If Ms. Palin were like me she would have taught her daughter about condoms, how they protect against pregnancy and STD's. She'd have taken her to the gynecologist, no questions asked, to get her birth control if she asked for it. You question that I would do that for my daughter? I learned it by watching my mother; she must have been a mediocre mama, too.


She'd have shown her daughter stretch marks and told her about the hemorrhoids associated with pregnancy, not to mention the gas, bloating and six months without sex (now that's abstinence). She'd have awakened her daughter every hour-and-a-half an kept her awake for the next hour and then sent her to school the following morning to spend a full day awake, you know...just to get the message across. She'd show have shown her that there are options and what a great country we live in that we have such freedom. She'd have shown her how shitty a 9 month pregnant girl would look in a cheerleader's outfit.

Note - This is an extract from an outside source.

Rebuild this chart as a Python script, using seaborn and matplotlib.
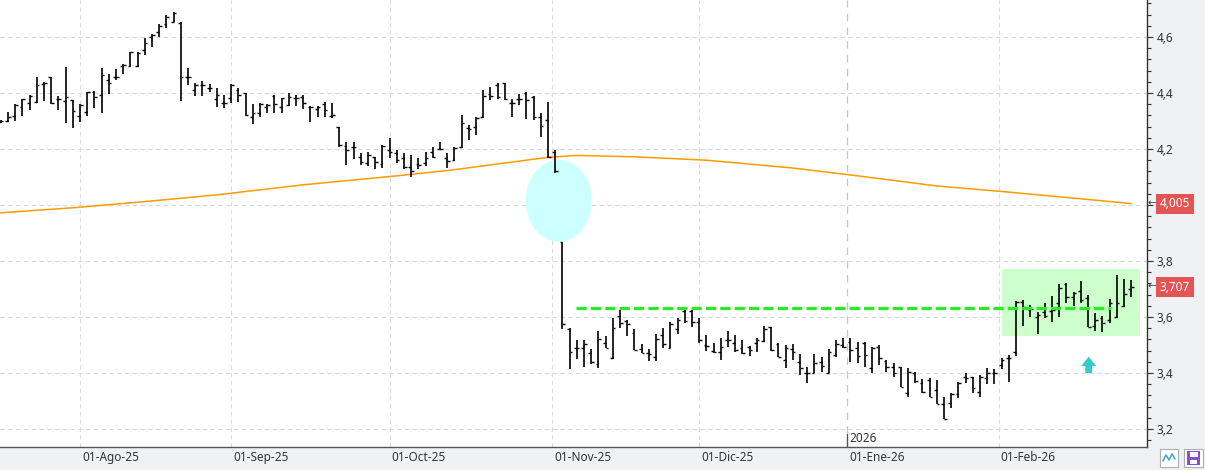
import numpy as np
import pandas as pd
import seaborn as sns
import matplotlib.pyplot as plt
import matplotlib.transforms as mtransforms
from matplotlib.patches import Ellipse, Rectangle

# datos OHLC diarios
opens = [4.295, 4.300, 4.318, 4.351, 4.363, 4.367, 4.433, 4.457, 4.377, 4.371,
         4.375, 4.318, 4.331, 4.405, 4.393, 4.446, 4.456, 4.496, 4.496, 4.496,
         4.553, 4.600, 4.619, 4.646, 4.655, 4.649, 4.458, 4.410, 4.429, 4.417,
         4.377, 4.363, 4.381, 4.411, 4.399, 4.315, 4.327, 4.351, 4.390, 4.351,
         4.357, 4.381, 4.387, 4.351, 4.342, 4.361, 4.319, 4.280, 4.212, 4.206,
         4.170, 4.149, 4.170, 4.146, 4.196, 4.185, 4.167, 4.137, 4.146, 4.149,
         4.190, 4.200, 4.167, 4.161, 4.206, 4.274, 4.280, 4.313, 4.396, 4.429,
         4.434, 4.365, 4.377, 4.399, 4.387, 4.315, 4.304, 4.190, 3.867, 3.557,
         3.491, 3.491, 3.470, 3.431, 3.506, 3.452, 3.603, 3.587, 3.542, 3.486,
         3.470, 3.458, 3.536, 3.491, 3.557, 3.623, 3.623, 3.581, 3.500, 3.480,
         3.474, 3.518, 3.506, 3.488, 3.494, 3.506, 3.515, 3.563, 3.504, 3.446,
         3.485, 3.440, 3.401, 3.399, 3.440, 3.399, 3.464, 3.500, 3.512, 3.488,
         3.508, 3.417, 3.494, 3.443, 3.423, 3.423, 3.327, 3.399, 3.363, 3.375,
         3.339, 3.289, 3.294, 3.324, 3.385, 3.385, 3.331, 3.381, 3.399, 3.429,
         3.452, 3.474, 3.655, 3.625, 3.601, 3.619, 3.623, 3.649, 3.718, 3.673,
         3.693, 3.667, 3.568, 3.595, 3.589, 3.599, 3.639, 3.699]
highs = [4.303, 4.333, 4.360, 4.378, 4.393, 4.458, 4.438, 4.458, 4.390, 4.494,
         4.375, 4.360, 4.405, 4.407, 4.490, 4.466, 4.484, 4.502, 4.548, 4.548,
         4.595, 4.610, 4.645, 4.678, 4.690, 4.652, 4.490, 4.434, 4.444, 4.432,
         4.417, 4.393, 4.432, 4.417, 4.401, 4.360, 4.363, 4.361, 4.393, 4.381,
         4.399, 4.393, 4.393, 4.355, 4.354, 4.369, 4.363, 4.280, 4.226, 4.226,
         4.184, 4.190, 4.173, 4.214, 4.238, 4.197, 4.184, 4.178, 4.167, 4.190,
         4.206, 4.226, 4.187, 4.208, 4.321, 4.286, 4.315, 4.411, 4.423, 4.437,
         4.437, 4.377, 4.396, 4.405, 4.389, 4.327, 4.369, 4.196, 3.867, 3.562,
         3.518, 3.518, 3.486, 3.550, 3.532, 3.598, 3.625, 3.589, 3.556, 3.502,
         3.486, 3.538, 3.559, 3.583, 3.595, 3.625, 3.625, 3.595, 3.536, 3.506,
         3.524, 3.550, 3.536, 3.518, 3.496, 3.524, 3.569, 3.565, 3.506, 3.500,
         3.504, 3.468, 3.420, 3.467, 3.456, 3.486, 3.518, 3.524, 3.524, 3.509,
         3.509, 3.492, 3.500, 3.446, 3.437, 3.423, 3.417, 3.402, 3.377, 3.381,
         3.375, 3.316, 3.327, 3.367, 3.399, 3.387, 3.393, 3.417, 3.413, 3.455,
         3.464, 3.657, 3.661, 3.643, 3.619, 3.649, 3.675, 3.718, 3.720, 3.691,
         3.729, 3.679, 3.613, 3.603, 3.663, 3.750, 3.735, 3.732]
lows = [4.292, 4.298, 4.300, 4.319, 4.339, 4.365, 4.371, 4.360, 4.339, 4.294,
        4.274, 4.297, 4.319, 4.347, 4.330, 4.395, 4.446, 4.468, 4.494, 4.494,
        4.536, 4.565, 4.600, 4.633, 4.652, 4.373, 4.428, 4.390, 4.389, 4.405,
        4.349, 4.345, 4.363, 4.369, 4.318, 4.288, 4.313, 4.330, 4.327, 4.327,
        4.355, 4.355, 4.343, 4.298, 4.315, 4.313, 4.309, 4.206, 4.143, 4.163,
        4.143, 4.140, 4.127, 4.131, 4.167, 4.151, 4.127, 4.099, 4.127, 4.140,
        4.167, 4.197, 4.133, 4.158, 4.202, 4.232, 4.250, 4.309, 4.375, 4.377,
        4.375, 4.315, 4.357, 4.306, 4.304, 4.244, 4.167, 4.113, 3.556, 3.413,
        3.449, 3.423, 3.431, 3.417, 3.491, 3.450, 3.559, 3.532, 3.482, 3.470,
        3.444, 3.444, 3.491, 3.491, 3.539, 3.577, 3.565, 3.506, 3.480, 3.472,
        3.446, 3.494, 3.474, 3.467, 3.462, 3.476, 3.512, 3.480, 3.456, 3.417,
        3.446, 3.393, 3.365, 3.399, 3.405, 3.399, 3.458, 3.488, 3.440, 3.435,
        3.420, 3.401, 3.429, 3.405, 3.387, 3.349, 3.315, 3.363, 3.327, 3.313,
        3.288, 3.235, 3.274, 3.310, 3.365, 3.330, 3.315, 3.360, 3.360, 3.414,
        3.369, 3.462, 3.569, 3.599, 3.538, 3.595, 3.583, 3.599, 3.649, 3.640,
        3.649, 3.563, 3.551, 3.548, 3.577, 3.595, 3.635, 3.673]
closes = [4.300, 4.315, 4.358, 4.377, 4.390, 4.428, 4.436, 4.363, 4.380, 4.387,
          4.335, 4.358, 4.402, 4.387, 4.464, 4.434, 4.458, 4.500, 4.547, 4.542,
          4.577, 4.607, 4.640, 4.672, 4.684, 4.458, 4.458, 4.428, 4.429, 4.417,
          4.393, 4.363, 4.429, 4.393, 4.321, 4.327, 4.361, 4.358, 4.360, 4.381,
          4.387, 4.381, 4.363, 4.351, 4.351, 4.339, 4.321, 4.214, 4.196, 4.208,
          4.155, 4.179, 4.155, 4.211, 4.190, 4.161, 4.135, 4.123, 4.143, 4.167,
          4.170, 4.200, 4.158, 4.202, 4.292, 4.270, 4.310, 4.389, 4.389, 4.387,
          4.377, 4.363, 4.377, 4.375, 4.313, 4.282, 4.173, 4.120, 3.574, 3.474,
          3.491, 3.502, 3.440, 3.521, 3.491, 3.560, 3.577, 3.574, 3.482, 3.470,
          3.467, 3.520, 3.502, 3.574, 3.589, 3.586, 3.581, 3.518, 3.498, 3.476,
          3.494, 3.518, 3.482, 3.473, 3.482, 3.518, 3.557, 3.482, 3.458, 3.488,
          3.476, 3.417, 3.401, 3.435, 3.425, 3.476, 3.504, 3.492, 3.482, 3.461,
          3.464, 3.488, 3.452, 3.423, 3.399, 3.351, 3.405, 3.373, 3.333, 3.313,
          3.288, 3.235, 3.325, 3.365, 3.381, 3.345, 3.387, 3.399, 3.399, 3.446,
          3.452, 3.655, 3.637, 3.627, 3.607, 3.604, 3.625, 3.702, 3.673, 3.687,
          3.661, 3.563, 3.589, 3.580, 3.649, 3.649, 3.682, 3.707]

# media movil (valores en algunas sesiones)
ma_idx = [0, 10, 20, 30, 42, 55, 63, 70, 76, 80, 88, 98, 110, 119, 130, 140, 150, 157]
ma_vals = [3.972, 3.990, 4.012, 4.036, 4.072, 4.104, 4.126, 4.150, 4.170, 4.177,
           4.172, 4.160, 4.132, 4.104, 4.068, 4.046, 4.022, 4.005]

month_labels = ['01-Ago-25', '01-Sep-25', '01-Oct-25', '01-Nov-25',
                '01-Dic-25', '01-Ene-26', '01-Feb-26']
last_close = 3.707
ma_last = 4.005
support = 3.632

# calendario de sesiones
dates = pd.bdate_range('2025-07-17', '2026-02-26')
dates = dates[~dates.isin(pd.to_datetime(['2025-12-25', '2025-12-26', '2026-01-01']))]
idx = np.arange(len(dates))

month_pos = []
for m in pd.date_range('2025-08-01', '2026-02-01', freq='MS'):
    i = dates.searchsorted(m)
    month_pos.append(i if dates[i] == m else i - 0.4)

sns.set_theme(style='white')
plt.rcParams['font.family'] = ['Noto Sans', 'DejaVu Sans']

fig = plt.figure(figsize=(12.05, 4.70), dpi=100, facecolor='#f0f1f3')
ax = fig.add_axes([0, 23 / 470, 1147 / 1205, 447 / 470])
ax.set_facecolor('white')

ax.set_xlim(-0.1, 159.2)
ax.set_ylim(3.1357, 4.732)

# rejilla
for v in np.arange(3.2, 4.61, 0.2):
    ax.axhline(v, color='#d9d9d9', lw=0.8, ls=(0, (4, 3)), zorder=0)
for k, p in enumerate(month_pos):
    if k == 5:
        ax.axvline(p, color='#c6c6c6', lw=0.9, ls=(0, (6, 5)), zorder=0)
    else:
        ax.axvline(p, color='#dcdcdc', lw=0.8, ls=(0, (4, 3)), zorder=0)

# zonas marcadas
ax.add_patch(Rectangle((139.0, 3.533), 19.2, 0.238, fc='#ccffcc', ec='none', zorder=1))
ax.add_patch(Ellipse((77.5, 4.015), 9.2, 0.292, fc='#ccffff', ec='none', zorder=1))

# media movil
sns.lineplot(x=ma_idx, y=ma_vals, color='#ff9a00', lw=1.1, ax=ax, zorder=2)

# barras OHLC
ax.vlines(idx, lows, highs, color='black', lw=1.2, zorder=3)
ax.hlines(opens, idx - 0.38, idx, color='black', lw=1.0, zorder=3)
ax.hlines(closes, idx, idx + 0.38, color='black', lw=1.0, zorder=3)

# soporte
sns.lineplot(x=[79.9, 154.2], y=[support, support], color='#22ee22', lw=2.3,
             ax=ax, zorder=4)
ax.lines[-1].set_linestyle((0, (3.2, 1.3)))

ax.annotate('', xy=(151.1, 3.458), xytext=(151.1, 3.400),
            arrowprops=dict(arrowstyle='simple,head_length=0.95,head_width=1.55,tail_width=0.7',
                            fc='#33cccc', ec='none', mutation_scale=7,
                            shrinkA=0, shrinkB=0), zorder=5)

# ejes
for s in ['left', 'top']:
    ax.spines[s].set_visible(False)
ax.spines['right'].set_color('#333333')
ax.spines['right'].set_linewidth(1)
ax.spines['bottom'].set_color('#555555')
ax.spines['bottom'].set_linewidth(1)

ax.yaxis.tick_right()
yt = np.round(np.arange(3.2, 4.61, 0.2), 1)
ax.set_yticks(yt)
ax.set_yticklabels(['' if abs(v - 4.0) < 1e-6 else f'{v:.1f}'.replace('.', ',') for v in yt])
ax.set_yticks(np.arange(3.16, 4.73, 0.04), minor=True)
ax.tick_params(axis='y', which='major', length=4, width=0.8, color='#333333',
               pad=3, labelsize=8.5, labelcolor='#333333')
ax.tick_params(axis='y', which='minor', length=3, width=0.8, color='#333333')

ax.set_xticks(month_pos)
ax.set_xticklabels([])
ax.tick_params(axis='x', which='major', length=6, width=0.8, color='#555555',
               direction='out')

bt = mtransforms.blended_transform_factory(ax.transData, ax.transAxes)
for p, lab in zip(month_pos, month_labels):
    ax.text(p + 0.3, -0.0224, lab, transform=bt, ha='left', va='center',
            fontsize=8.5, color='#333333', clip_on=False)

ax.plot([month_pos[5], month_pos[5]], [0, 0.03], transform=bt, color='#555555',
        lw=1, zorder=5)
ax.text(month_pos[5] + 0.3, 0.02, '2026', transform=bt, ha='left', va='center',
        fontsize=8.5, color='#333333')

# etiquetas de precio
rt = mtransforms.blended_transform_factory(ax.transAxes, ax.transData)
for val in [ma_last, last_close]:
    ax.text(1.0113, val, f'{val:.3f}'.replace('.', ','), transform=rt, ha='left',
            va='center', color='white', fontsize=8.5, clip_on=False, zorder=10,
            bbox=dict(boxstyle='square,pad=0.3', fc='#e35454', ec='none'))
    ax.text(1.0008, val, '←', transform=rt, ha='left', va='center', color='#444444',
            fontsize=7.5, clip_on=False, zorder=10)

# iconos inferiores
W, H = 1205, 470
fig.add_artist(Rectangle((1160 / W, 3 / H), 18 / W, 18 / H, transform=fig.transFigure,
                         fc='white', ec='#a8b0b8', lw=0.8))
fig.add_artist(plt.Line2D(np.array([1163, 1166, 1169, 1172, 1175]) / W,
                          np.array([9, 15, 10, 16, 11]) / H, transform=fig.transFigure,
                          color='#4aa3d8', lw=1.2))
fig.add_artist(Rectangle((1184 / W, 3 / H), 19 / W, 18 / H, transform=fig.transFigure,
                         fc='white', ec='#a8b0b8', lw=0.8))
fig.add_artist(Rectangle((1187 / W, 5 / H), 13 / W, 14 / H, transform=fig.transFigure,
                         fc='#8a4fcf', ec='none'))
fig.add_artist(Rectangle((1189.5 / W, 13 / H), 8 / W, 5 / H, transform=fig.transFigure,
                         fc='white', ec='none'))
fig.add_artist(Rectangle((1190 / W, 6 / H), 7 / W, 4 / H, transform=fig.transFigure,
                         fc='white', ec='none'))

plt.savefig('out.png', dpi=100, facecolor=fig.get_facecolor())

If Ms. Palin were like me, when her daughter announced her pregnancy, she might have laid low. If offered a highly visible job she might have waited, figuring that she's only 44 and such offers might come again in the future. And no, she would not have turned down the nomination out of her own embarrassment about her daughter, but because she'd have been too worried about how the press might embarrass her daughter.


But Ms. Palin is not like me. Let's face it, she's just not a Mediocre Mama. She's a hockey mom, and can obviously stomach sitting through an entire match. Not only does she not ruffle feathers at the PTA, she's the PTA President. She doesn't have just 1 child, she has 5, one of them with special needs. She's not only against sex-education, she believes that teaching abstinence leads to fewer pregnancies and is against a woman's right to choose. And to boot, Ms. Palin is a strong disciplinarian. What kind of a mediocre mama could have come up with a punishment as good as parading her pregnant teenage daughter before the world stage to be blogged about by assholes such as myself?


No, Ms. Palin is not like me. And perhaps that's why I can't relate to her.


Ms. Palin is no Mediocre Mama, to be sure. But given my contempt and disdain for Momtourage Moms she was never likely to capture my vote. So she shouldn't feel bad. I wouldn't vote for any of those bitches either.